As we push for the preservation of important freedoms at home, we must stay vigilant against the actors abroad that want to undermine the very foundations of Western democracy. Often, this involves difficult tradeoffs. We want to safeguard our elections, but we don’t want the government to have excessive online surveillance capabilities. That means striking a delicate balance between privacy and security—and, sometimes, that entails sacrificing a degree of individual liberty for better collective security.

In my last post, I wrote about our willingness to exchange troves of individual data, such as biometrics, in exchange for the convenient services and capabilities companies offer in return. Trying to preserve genuine privacy in the face of such widespread collection is an exercise in futility. Instead, savvy users will take common-sense steps to protect themselves in a world where Facebook, Apple, Google, and Amazon are all competing for their information.

You can find plenty of actionable, expert advice on how to protect yourself on this site alone, from optimizing your password strategy to circumventing insecure internet connections with a VPN. At the same time as you implement measures to keep yourself safe online, I hope that you will remember that it isn’t just big public corporations competing for your attention and clicks, and it isn’t only the U.S. government accessing your communications. As fashionable as it may be in some circles to refer to these giant private companies and democratic governments as “evil,” this can distract us from the threats from the real bad guys. Don’t worry, I’m not letting the companies off the hook. More than anyone I’m sensitive to how social media has been weaponized by Russia and others while Silicon Valley shrugged its collective shoulders and counted its profits. I just want those who weaponize tech to be held at least as accountable as those who make it.

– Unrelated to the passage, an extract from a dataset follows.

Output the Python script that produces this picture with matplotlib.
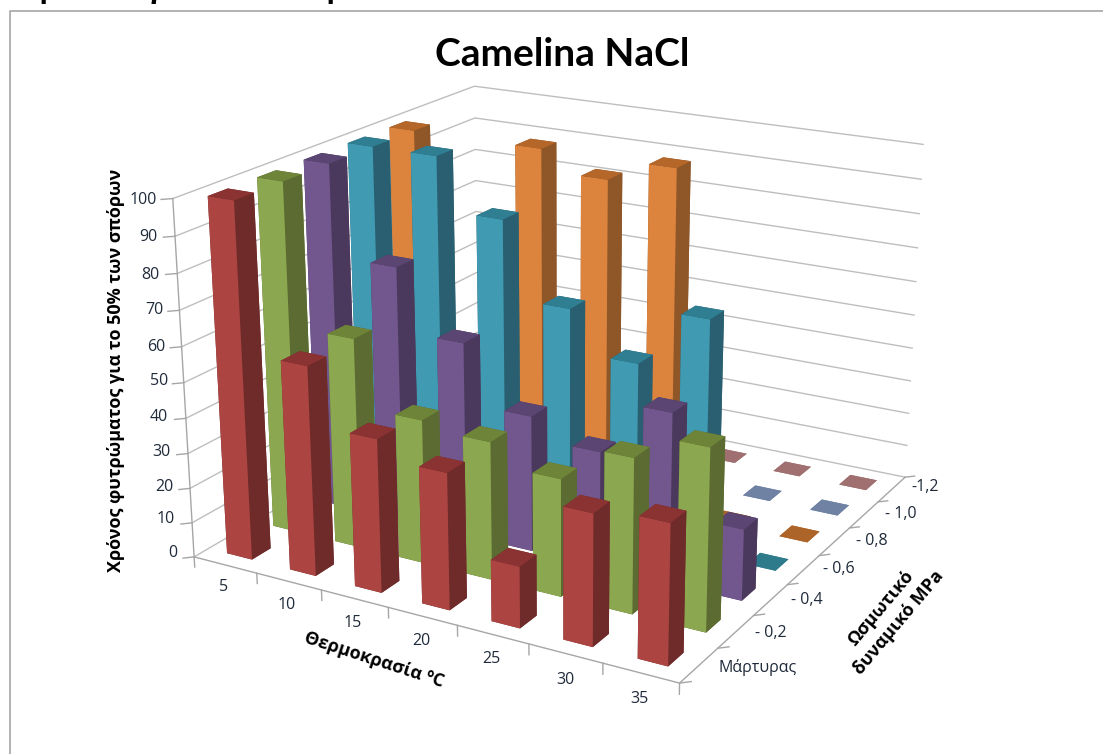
import matplotlib
matplotlib.use("Agg")
import matplotlib.pyplot as plt
from matplotlib.lines import Line2D

temps = ["5", "10", "15", "20", "25", "30", "35"]
potentials = ["Μάρτυρας", "- 0,2", "- 0,4", "- 0,6", "- 0,8", "- 1,0", "-1,2"]
control = [100, 59, 43, 38, 17, 36, 38]
mpa_02 = [100, 60, 41, 39, 33, 43, 50]
mpa_04 = [100, 74, 56, 39, 33, 48, 20]
mpa_06 = [100, 100, 85, 63, 51, 67, 0]
mpa_08 = [100, 0, 100, 94, 100, 0, 0]
mpa_10 = [0, 0, 0, 0, 0, 0, 0]
mpa_12 = [0, 0, 0, 0, 0, 0, 0]
series = [control, mpa_02, mpa_04, mpa_06, mpa_08, mpa_10, mpa_12]
z_ticks = [0, 10, 20, 30, 40, 50, 60, 70, 80, 90, 100]

# front, side, top, flat (zero height)
colours = [
    ("#AC4542", "#6F2B2A", "#8A3332", "#A07070"),
    ("#8BA74F", "#5B6B31", "#6E8439", "#6E8439"),
    ("#72578F", "#4A395C", "#5B4673", "#5B4673"),
    ("#3F9AB2", "#295F70", "#2F7E92", "#2E7B8B"),
    ("#DC843D", "#8F5628", "#B5672A", "#AD6428"),
    ("#4F81BD", "#35567E", "#41699A", "#6F82A4"),
    ("#A07070", "#6F2B2A", "#8A3332", "#A07070"),
]

W, H = 1103, 754
fig = plt.figure(figsize=(W / 100, H / 100), dpi=100)
# camera and box found by fitting the corners of the reference box
ax = fig.add_axes([145.3 / W, -12.4 / H, 815.8 / W, 815.8 / H], projection="3d")
ax.set_xlim(0, 7)
ax.set_ylim(0, 7)
ax.set_zlim(0, 100)
ax.view_init(elev=19.45, azim=-60.518)
ax.set_proj_type("persp", focal_length=0.515)
ax.set_box_aspect((1.462, 1.464, 1.0))
ax.set_axis_off()
ax.patch.set_alpha(0)
ax.computed_zorder = False

grid = "#BEBEBE"
axis = "#A6A6A6"
for z in z_ticks:
    ax.plot([0, 0, 7], [0, 7, 7], [z, z, z], color=grid, lw=1.0, zorder=1)
    ax.plot([0, -0.1], [0, -0.1], [z, z], color=axis, lw=1.0, zorder=1)
ax.plot([0, 0], [0, 0], [0, 100], color=axis, lw=1.0, zorder=1)
ax.plot([0, 7, 7], [0, 0, 7], [0, 0, 0], color=axis, lw=1.0, zorder=1)
for i in range(len(temps) + 1):
    ax.plot([i, i], [0, 0], [0, -3], color=axis, lw=1.0, zorder=1)
for j in range(len(potentials) + 1):
    ax.plot([7, 7.1], [j, j + 0.1], [0, 0], color=axis, lw=1.0, zorder=1)

bar_w = 0.4
order = 2
for j in range(len(series) - 1, -1, -1):
    front, dark, top, flat = colours[j]
    for i in range(len(temps)):
        v = series[j][i]
        if v == 0:
            face = [flat] * 6
        else:
            face = [dark, top, front, dark, dark, dark]
        ax.bar3d(i + 0.5 - bar_w / 2, j + 0.5 - bar_w / 2, 0, bar_w, bar_w, v,
                 color=face, shade=False, linewidth=0, zorder=order)
        order += 1

label_font = ["Open Sans", "DejaVu Sans"]


def px_text(x, y, s, **kw):
    kw.setdefault("ha", "center")
    kw.setdefault("va", "center")
    kw.setdefault("family", label_font)
    fig.text(x / W, 1 - y / H, s, **kw)


z_label_px = [(177, 553), (175, 519), (173, 487), (171, 452), (168, 417), (168, 381), (165, 347), (163, 310), (160, 275), (158, 237), (157, 200)]
x_label_px = [(224, 587), (287, 605), (353, 623), (421, 641), (491, 659), (565, 680), (639, 699)]
y_label_px = [(758, 667), (771, 633), (807, 600), (839, 569), (872, 541), (901, 514), (925, 487)]
tick_col = "#1F2A3A"
for (x, y), z in zip(z_label_px, z_ticks):
    px_text(x, y, str(z), ha="right", fontsize=11.5, color=tick_col)
for (x, y), t in zip(x_label_px, temps):
    px_text(x, y, t, fontsize=11.5, color=tick_col)
for (x, y), t in zip(y_label_px, potentials):
    px_text(x, y, t, fontsize=11.5, color=tick_col)

px_text(562, 55, "Camelina NaCl", family=["Lato", "Open Sans"], fontsize=28, fontweight="bold", color="black")
px_text(116, 370, "Χρόνος φυτρώματος για το 50% των σπόρων", fontsize=13, fontweight="bold", rotation=90, color="black")
px_text(374, 660, "Θερμοκρασία ºC", fontsize=13, fontweight="bold", rotation=-18, rotation_mode="anchor", color="black")
px_text(890, 615, "Ωσμωτικό\nδυναμικό MPa", fontsize=13, fontweight="bold", rotation=50, rotation_mode="anchor", color="black", linespacing=1.3)

# bottom of the page heading that the crop cuts off
for x, s in [(48, "ρ"), (155, "γ"), (335, "ρ")]:
    px_text(x, -3, s, va="baseline", fontsize=20, fontweight="bold", color="black")

frame = "#A6A6A6"
fig.add_artist(Line2D([10 / W, 10 / W, 1], [0, 1 - 11 / H, 1 - 11 / H], color=frame, lw=1.2))

fig.savefig("out.png", dpi=100)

Hackers and malware are now an ever-present part of our digital reality, and authoritarian governments are increasingly able to leverage technology for their purposes. The problem is not bad technology—it’s bad people. I urge you, then, to focus on the core challenges to human prosperity: repression, illiberalism, corruption. Continue to explore the ways that technology can enhance your life, and do not fear innovation. New tools bring new opportunities, for both good and for evil. The upcoming year will present plenty of advances and obstacles alike, I am sure. With an awareness of how we each interact with technology, individually and as members of a global community, we can make sure that 2018 is a step towards greater security and freedom for everyone.